Question

In a spherical metal shell of radius R, an electron is shot from the center directly toward a tiny hole in the shell, through which it escapes. The shell is negatively charged with a surface charge density (charge per unit area) of.$\text{6.90}\times {\text{10}}^{-13}{\text{\hspace{0.17em}C/m}}^{\text{2}}$What is the magnitude of the electron’s acceleration when it reaches radial distances (a)$r=0.500R$and (b)$\mathbf{2}\mathbf{.00}\mathit{R}$?

Short answer

a) The magnitude of the electron’s acceleration when it reaches radial distances$r=0.500\text{R}$ is zero.

b) The magnitude of the electron’s acceleration when it reaches radial distances $r=2.00\text{R}$is $3.43\times {10}^9{\text{m/s}}^2$.

Step-by-step solution

The given data

a) Radius of the metal shell is $R$.

b) The shell is negatively charged.

c) Surface charge density of the shell $\sigma =6.90\times {10}^{-13}{\text{\hspace{0.17em}C/m}}^2$,

Understanding the concept of shell theorems

This problem is based on the two shell theories of electrostatics. That is given as:

a) First shell theorem states that the charged particle outside a shell with charge uniformly distributed on its surface is attracted or repelled as if the shell’s charge were concentrated as a particle at its center.

b) Second shell theorem states that charged particle inside a shell with charge uniformly distributed on its surface has no net force acting on it due to the shell.

Now using Newton's second law of motion, we can get the required acceleration value that is applied to the body due to the electrostatic force.

Formulae:

The force according to Newton’s second law of motion,$F=ma$ (i)

The electrostatic force due to the two charges in the system, $F=\frac{k{q}_1{q}_2}{r^2}$(ii)

The surface charge density of a sphere, $\sigma =\frac{Q}{4\pi r^2}$ (iii)

a) Calculation of the magnitude of the electron acceleration at r=0.5R.

Here, the radial distance is less than the radius of shell$(r=0.5R<R)$.

Thus, according to second shell theorem of electro statistics, a charged particle inside a shell with charge uniformly distributed on its surface has no net force acting on it. Thus,

the net electrostatic force on the charge is zero.

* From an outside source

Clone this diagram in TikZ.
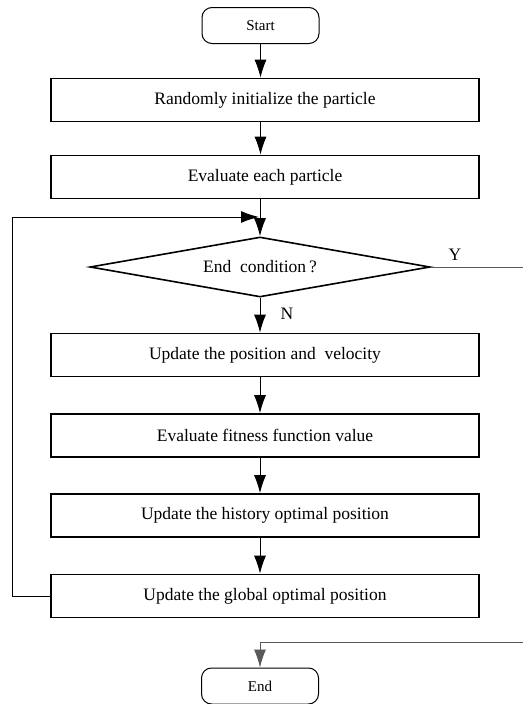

So, using equation (i), we can say that the acceleration value with seize to zero value inside the shell.

Hence, the magnitude of the electron acceleration is zero.

b) Calculation of the magnitude of the electron acceleration at r=2.0R.

As the radial distance of the electron larger than the radius of shell,$(r=2.0R>R)$thus, using the concept of first shell theorem and using the given data and equation (iii) in equation (ii), the magnitude of the electrostatic force can be calculated as follows:

$\begin{array}{c}\left|F\right|=\frac{k\left(4\pi R^2\sigma \right)\left|e\right|}{{\left(2R\right)}^2}(\because q_1=4\pi R^2\sigma ,q_2=e)\\ =k\pi \sigma \left|e\right|\end{array}$

For the given values, the above equation becomes,

$\begin{array}{c}\left|F\right|=(9\times {10}^9{\text{\hspace{0.17em}N.m}}^2{\text{/C}}^2)\pi (6.90\times {10}^{-13}{\text{\hspace{0.17em}C/m}}^2)(1.6\times {10}^{-19}\text{\hspace{0.17em}C})\\ =3.12\times {10}^{-21}\text{\hspace{0.17em}N}\end{array}$

Now, the value of the acceleration of the electron can be given using the above data in equation (i) as follows:

$\begin{array}{c}\left|a_e\right|=\frac{\left|F\right|}{m_e}\\ =\frac{3.12\times {10}^{-21}\text{\hspace{0.17em}N}}{9.1\times {10}^{-31}\text{\hspace{0.17em}kg}}\\ =3.43\times {10}^9{\text{\hspace{0.17em}m/s}}^2\end{array}$

Hence, the value of the acceleration is $3.43\times {10}^9{\text{\hspace{0.17em}m/s}}^2$.